The New York State Department of Financial Services (NYDFS) is publishing new rules for banks planning to submit proposals to venture into crypto.
Under the new guidance, New York-regulated banking organizations and NYDFS-licensed foreign banking organizations must submit a business plan 90 days before engaging in crypto activities.
The guidance provides the types of information that the department will take into account when assessing proposals.

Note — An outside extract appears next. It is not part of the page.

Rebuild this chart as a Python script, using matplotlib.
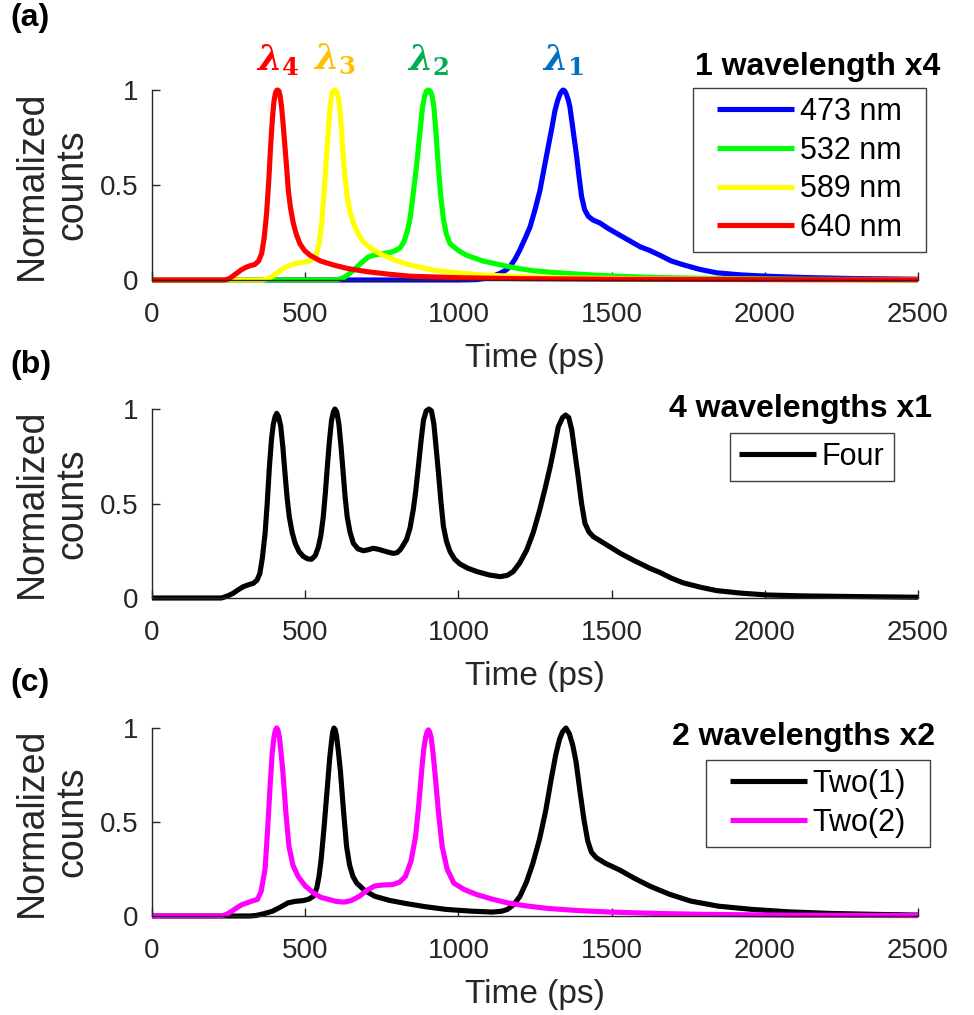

The regulator says it will look into the covered institution’s business plan, risk management, corporate governance and oversight, consumer protection, financials and legal and regulatory analysis.
“The Department will make a comprehensive assessment of information presented under this Guidance to determine whether any proposed activity would—based on the facts and circumstances presented and including the risk mitigation measures the Covered Institution has developed to support the activity—be appropriate for a Covered Institution to undertake.”
The department is issuing the guidance in a bid to mitigate risks associated with digital assets.
Says NYDFS Superintendent Adrienne A. Harris,
“Today’s Guidance is critical to ensuring that consumers’ hard-earned money is protected, that New York regulated banking organizations remain resilient and competitive, and that the expectations are clear for those that wish to submit proposals for virtual currency-related activity.”
The regulator is releasing the new rules in the wake of the FTX implosion. The former second-largest crypto exchange became insolvent following a surge of customer withdrawals. Its former CEO Sam Bankman-Fried is accused of using customer funds to finance the trading activities of affiliate firm Alameda Research.